+++ Provided information

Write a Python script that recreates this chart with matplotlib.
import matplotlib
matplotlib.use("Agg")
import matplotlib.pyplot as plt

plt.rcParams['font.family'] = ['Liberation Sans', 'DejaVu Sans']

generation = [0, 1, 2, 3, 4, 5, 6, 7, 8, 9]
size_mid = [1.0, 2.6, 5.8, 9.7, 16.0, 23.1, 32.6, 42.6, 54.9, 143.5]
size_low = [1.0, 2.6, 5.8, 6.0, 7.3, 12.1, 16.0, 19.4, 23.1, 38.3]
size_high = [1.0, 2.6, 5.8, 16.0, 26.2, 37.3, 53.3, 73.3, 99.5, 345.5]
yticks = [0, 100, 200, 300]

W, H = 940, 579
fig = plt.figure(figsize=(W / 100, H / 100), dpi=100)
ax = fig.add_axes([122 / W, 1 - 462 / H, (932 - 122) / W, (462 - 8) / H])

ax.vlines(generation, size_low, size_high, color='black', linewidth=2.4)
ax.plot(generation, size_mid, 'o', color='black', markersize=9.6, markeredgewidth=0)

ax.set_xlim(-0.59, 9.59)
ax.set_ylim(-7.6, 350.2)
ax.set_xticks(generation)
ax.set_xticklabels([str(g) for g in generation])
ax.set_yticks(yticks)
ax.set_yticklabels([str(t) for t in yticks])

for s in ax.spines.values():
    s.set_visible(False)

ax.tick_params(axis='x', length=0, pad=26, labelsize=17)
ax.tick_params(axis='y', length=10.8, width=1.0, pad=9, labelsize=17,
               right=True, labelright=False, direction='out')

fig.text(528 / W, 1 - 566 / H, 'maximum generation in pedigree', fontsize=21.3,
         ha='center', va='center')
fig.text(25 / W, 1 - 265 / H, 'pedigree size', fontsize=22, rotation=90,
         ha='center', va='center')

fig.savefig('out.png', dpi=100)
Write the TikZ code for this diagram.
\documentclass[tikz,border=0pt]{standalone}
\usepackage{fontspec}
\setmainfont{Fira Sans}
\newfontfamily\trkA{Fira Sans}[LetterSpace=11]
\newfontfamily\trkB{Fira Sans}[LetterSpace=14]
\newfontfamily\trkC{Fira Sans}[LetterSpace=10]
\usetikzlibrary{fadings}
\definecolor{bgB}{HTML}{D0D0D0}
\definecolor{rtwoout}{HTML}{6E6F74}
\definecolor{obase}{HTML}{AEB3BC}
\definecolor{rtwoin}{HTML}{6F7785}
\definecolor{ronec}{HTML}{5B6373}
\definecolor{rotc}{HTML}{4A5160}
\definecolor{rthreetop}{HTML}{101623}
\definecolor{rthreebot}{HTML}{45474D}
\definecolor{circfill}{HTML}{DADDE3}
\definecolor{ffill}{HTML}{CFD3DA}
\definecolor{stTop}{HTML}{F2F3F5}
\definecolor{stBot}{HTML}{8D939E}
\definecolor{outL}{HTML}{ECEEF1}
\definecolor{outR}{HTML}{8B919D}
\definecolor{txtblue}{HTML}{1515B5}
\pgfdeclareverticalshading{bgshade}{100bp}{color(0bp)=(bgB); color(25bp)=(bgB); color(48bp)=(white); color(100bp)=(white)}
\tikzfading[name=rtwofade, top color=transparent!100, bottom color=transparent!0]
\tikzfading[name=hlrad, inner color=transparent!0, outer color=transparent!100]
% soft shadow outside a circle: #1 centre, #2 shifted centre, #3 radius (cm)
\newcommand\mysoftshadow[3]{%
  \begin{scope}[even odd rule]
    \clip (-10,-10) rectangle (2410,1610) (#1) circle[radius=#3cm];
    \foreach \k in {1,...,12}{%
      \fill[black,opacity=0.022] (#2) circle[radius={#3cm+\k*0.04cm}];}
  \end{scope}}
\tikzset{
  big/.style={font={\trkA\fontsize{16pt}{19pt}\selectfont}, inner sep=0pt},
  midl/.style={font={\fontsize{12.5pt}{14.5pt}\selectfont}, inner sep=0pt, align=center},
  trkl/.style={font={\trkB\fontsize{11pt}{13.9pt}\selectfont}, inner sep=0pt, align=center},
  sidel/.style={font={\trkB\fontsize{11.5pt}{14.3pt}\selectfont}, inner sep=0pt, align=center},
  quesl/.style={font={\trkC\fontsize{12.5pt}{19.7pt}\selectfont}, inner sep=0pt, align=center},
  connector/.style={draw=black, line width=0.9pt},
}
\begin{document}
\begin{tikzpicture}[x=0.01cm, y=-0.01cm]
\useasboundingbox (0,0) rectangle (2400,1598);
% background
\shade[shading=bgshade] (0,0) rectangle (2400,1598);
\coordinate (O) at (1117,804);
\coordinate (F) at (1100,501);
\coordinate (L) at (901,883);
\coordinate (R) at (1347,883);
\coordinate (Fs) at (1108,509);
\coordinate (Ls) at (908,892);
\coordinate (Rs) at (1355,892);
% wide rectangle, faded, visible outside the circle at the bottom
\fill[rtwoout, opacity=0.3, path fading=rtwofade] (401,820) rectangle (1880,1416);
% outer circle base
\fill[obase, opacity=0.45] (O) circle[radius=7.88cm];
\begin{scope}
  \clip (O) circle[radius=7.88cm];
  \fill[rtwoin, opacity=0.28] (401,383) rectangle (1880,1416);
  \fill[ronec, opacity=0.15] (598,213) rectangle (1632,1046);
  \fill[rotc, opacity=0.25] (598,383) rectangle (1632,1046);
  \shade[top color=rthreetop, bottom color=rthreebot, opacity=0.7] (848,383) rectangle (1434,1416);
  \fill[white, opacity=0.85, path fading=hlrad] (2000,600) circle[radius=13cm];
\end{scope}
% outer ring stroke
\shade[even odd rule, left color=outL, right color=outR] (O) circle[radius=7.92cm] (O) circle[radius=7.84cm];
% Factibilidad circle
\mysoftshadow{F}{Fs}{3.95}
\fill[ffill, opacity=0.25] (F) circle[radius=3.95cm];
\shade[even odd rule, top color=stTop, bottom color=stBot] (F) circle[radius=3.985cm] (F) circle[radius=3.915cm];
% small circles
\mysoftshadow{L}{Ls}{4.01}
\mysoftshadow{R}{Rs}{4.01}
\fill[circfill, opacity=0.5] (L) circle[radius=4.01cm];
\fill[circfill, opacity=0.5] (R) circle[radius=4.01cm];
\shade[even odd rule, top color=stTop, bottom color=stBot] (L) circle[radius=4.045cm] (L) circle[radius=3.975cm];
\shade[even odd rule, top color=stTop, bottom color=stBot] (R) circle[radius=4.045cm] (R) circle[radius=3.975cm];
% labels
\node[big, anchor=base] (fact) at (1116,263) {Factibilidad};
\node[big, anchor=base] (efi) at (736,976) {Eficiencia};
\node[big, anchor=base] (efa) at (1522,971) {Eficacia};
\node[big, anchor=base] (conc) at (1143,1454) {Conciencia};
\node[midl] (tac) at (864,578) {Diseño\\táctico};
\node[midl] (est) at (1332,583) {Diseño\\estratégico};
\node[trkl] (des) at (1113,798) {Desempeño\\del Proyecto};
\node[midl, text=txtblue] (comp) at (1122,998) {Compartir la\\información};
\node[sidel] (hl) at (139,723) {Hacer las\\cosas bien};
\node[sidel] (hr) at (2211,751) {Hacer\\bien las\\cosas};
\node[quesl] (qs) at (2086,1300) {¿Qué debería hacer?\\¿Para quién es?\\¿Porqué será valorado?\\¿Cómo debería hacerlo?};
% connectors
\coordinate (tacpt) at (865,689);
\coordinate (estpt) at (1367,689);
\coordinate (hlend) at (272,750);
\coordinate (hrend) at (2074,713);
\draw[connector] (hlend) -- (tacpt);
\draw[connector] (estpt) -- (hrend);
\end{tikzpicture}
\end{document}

++++++

Retype every entry word for word.

Write a Python script that recreates this chart with matplotlib.
import matplotlib
matplotlib.use("Agg")
import matplotlib.pyplot as plt

plt.rcParams['font.family'] = ['Liberation Sans', 'DejaVu Sans']

generation = [0, 1, 2, 3, 4, 5, 6, 7, 8, 9]
size_mid = [1.0, 2.6, 5.8, 9.7, 16.0, 23.1, 32.6, 42.6, 54.9, 143.5]
size_low = [1.0, 2.6, 5.8, 6.0, 7.3, 12.1, 16.0, 19.4, 23.1, 38.3]
size_high = [1.0, 2.6, 5.8, 16.0, 26.2, 37.3, 53.3, 73.3, 99.5, 345.5]
yticks = [0, 100, 200, 300]

W, H = 940, 579
fig = plt.figure(figsize=(W / 100, H / 100), dpi=100)
ax = fig.add_axes([122 / W, 1 - 462 / H, (932 - 122) / W, (462 - 8) / H])

ax.vlines(generation, size_low, size_high, color='black', linewidth=2.4)
ax.plot(generation, size_mid, 'o', color='black', markersize=9.6, markeredgewidth=0)

ax.set_xlim(-0.59, 9.59)
ax.set_ylim(-7.6, 350.2)
ax.set_xticks(generation)
ax.set_xticklabels([str(g) for g in generation])
ax.set_yticks(yticks)
ax.set_yticklabels([str(t) for t in yticks])

for s in ax.spines.values():
    s.set_visible(False)

ax.tick_params(axis='x', length=0, pad=26, labelsize=17)
ax.tick_params(axis='y', length=10.8, width=1.0, pad=9, labelsize=17,
               right=True, labelright=False, direction='out')

fig.text(528 / W, 1 - 566 / H, 'maximum generation in pedigree', fontsize=21.3,
         ha='center', va='center')
fig.text(25 / W, 1 - 265 / H, 'pedigree size', fontsize=22, rotation=90,
         ha='center', va='center')

fig.savefig('out.png', dpi=100)
Write the TikZ code for this diagram.
\documentclass[tikz,border=0pt]{standalone}
\usepackage{fontspec}
\setmainfont{Fira Sans}
\newfontfamily\trkA{Fira Sans}[LetterSpace=11]
\newfontfamily\trkB{Fira Sans}[LetterSpace=14]
\newfontfamily\trkC{Fira Sans}[LetterSpace=10]
\usetikzlibrary{fadings}
\definecolor{bgB}{HTML}{D0D0D0}
\definecolor{rtwoout}{HTML}{6E6F74}
\definecolor{obase}{HTML}{AEB3BC}
\definecolor{rtwoin}{HTML}{6F7785}
\definecolor{ronec}{HTML}{5B6373}
\definecolor{rotc}{HTML}{4A5160}
\definecolor{rthreetop}{HTML}{101623}
\definecolor{rthreebot}{HTML}{45474D}
\definecolor{circfill}{HTML}{DADDE3}
\definecolor{ffill}{HTML}{CFD3DA}
\definecolor{stTop}{HTML}{F2F3F5}
\definecolor{stBot}{HTML}{8D939E}
\definecolor{outL}{HTML}{ECEEF1}
\definecolor{outR}{HTML}{8B919D}
\definecolor{txtblue}{HTML}{1515B5}
\pgfdeclareverticalshading{bgshade}{100bp}{color(0bp)=(bgB); color(25bp)=(bgB); color(48bp)=(white); color(100bp)=(white)}
\tikzfading[name=rtwofade, top color=transparent!100, bottom color=transparent!0]
\tikzfading[name=hlrad, inner color=transparent!0, outer color=transparent!100]
% soft shadow outside a circle: #1 centre, #2 shifted centre, #3 radius (cm)
\newcommand\mysoftshadow[3]{%
  \begin{scope}[even odd rule]
    \clip (-10,-10) rectangle (2410,1610) (#1) circle[radius=#3cm];
    \foreach \k in {1,...,12}{%
      \fill[black,opacity=0.022] (#2) circle[radius={#3cm+\k*0.04cm}];}
  \end{scope}}
\tikzset{
  big/.style={font={\trkA\fontsize{16pt}{19pt}\selectfont}, inner sep=0pt},
  midl/.style={font={\fontsize{12.5pt}{14.5pt}\selectfont}, inner sep=0pt, align=center},
  trkl/.style={font={\trkB\fontsize{11pt}{13.9pt}\selectfont}, inner sep=0pt, align=center},
  sidel/.style={font={\trkB\fontsize{11.5pt}{14.3pt}\selectfont}, inner sep=0pt, align=center},
  quesl/.style={font={\trkC\fontsize{12.5pt}{19.7pt}\selectfont}, inner sep=0pt, align=center},
  connector/.style={draw=black, line width=0.9pt},
}
\begin{document}
\begin{tikzpicture}[x=0.01cm, y=-0.01cm]
\useasboundingbox (0,0) rectangle (2400,1598);
% background
\shade[shading=bgshade] (0,0) rectangle (2400,1598);
\coordinate (O) at (1117,804);
\coordinate (F) at (1100,501);
\coordinate (L) at (901,883);
\coordinate (R) at (1347,883);
\coordinate (Fs) at (1108,509);
\coordinate (Ls) at (908,892);
\coordinate (Rs) at (1355,892);
% wide rectangle, faded, visible outside the circle at the bottom
\fill[rtwoout, opacity=0.3, path fading=rtwofade] (401,820) rectangle (1880,1416);
% outer circle base
\fill[obase, opacity=0.45] (O) circle[radius=7.88cm];
\begin{scope}
  \clip (O) circle[radius=7.88cm];
  \fill[rtwoin, opacity=0.28] (401,383) rectangle (1880,1416);
  \fill[ronec, opacity=0.15] (598,213) rectangle (1632,1046);
  \fill[rotc, opacity=0.25] (598,383) rectangle (1632,1046);
  \shade[top color=rthreetop, bottom color=rthreebot, opacity=0.7] (848,383) rectangle (1434,1416);
  \fill[white, opacity=0.85, path fading=hlrad] (2000,600) circle[radius=13cm];
\end{scope}
% outer ring stroke
\shade[even odd rule, left color=outL, right color=outR] (O) circle[radius=7.92cm] (O) circle[radius=7.84cm];
% Factibilidad circle
\mysoftshadow{F}{Fs}{3.95}
\fill[ffill, opacity=0.25] (F) circle[radius=3.95cm];
\shade[even odd rule, top color=stTop, bottom color=stBot] (F) circle[radius=3.985cm] (F) circle[radius=3.915cm];
% small circles
\mysoftshadow{L}{Ls}{4.01}
\mysoftshadow{R}{Rs}{4.01}
\fill[circfill, opacity=0.5] (L) circle[radius=4.01cm];
\fill[circfill, opacity=0.5] (R) circle[radius=4.01cm];
\shade[even odd rule, top color=stTop, bottom color=stBot] (L) circle[radius=4.045cm] (L) circle[radius=3.975cm];
\shade[even odd rule, top color=stTop, bottom color=stBot] (R) circle[radius=4.045cm] (R) circle[radius=3.975cm];
% labels
\node[big, anchor=base] (fact) at (1116,263) {Factibilidad};
\node[big, anchor=base] (efi) at (736,976) {Eficiencia};
\node[big, anchor=base] (efa) at (1522,971) {Eficacia};
\node[big, anchor=base] (conc) at (1143,1454) {Conciencia};
\node[midl] (tac) at (864,578) {Diseño\\táctico};
\node[midl] (est) at (1332,583) {Diseño\\estratégico};
\node[trkl] (des) at (1113,798) {Desempeño\\del Proyecto};
\node[midl, text=txtblue] (comp) at (1122,998) {Compartir la\\información};
\node[sidel] (hl) at (139,723) {Hacer las\\cosas bien};
\node[sidel] (hr) at (2211,751) {Hacer\\bien las\\cosas};
\node[quesl] (qs) at (2086,1300) {¿Qué debería hacer?\\¿Para quién es?\\¿Porqué será valorado?\\¿Cómo debería hacerlo?};
% connectors
\coordinate (tacpt) at (865,689);
\coordinate (estpt) at (1367,689);
\coordinate (hlend) at (272,750);
\coordinate (hrend) at (2074,713);
\draw[connector] (hlend) -- (tacpt);
\draw[connector] (estpt) -- (hrend);
\end{tikzpicture}
\end{document}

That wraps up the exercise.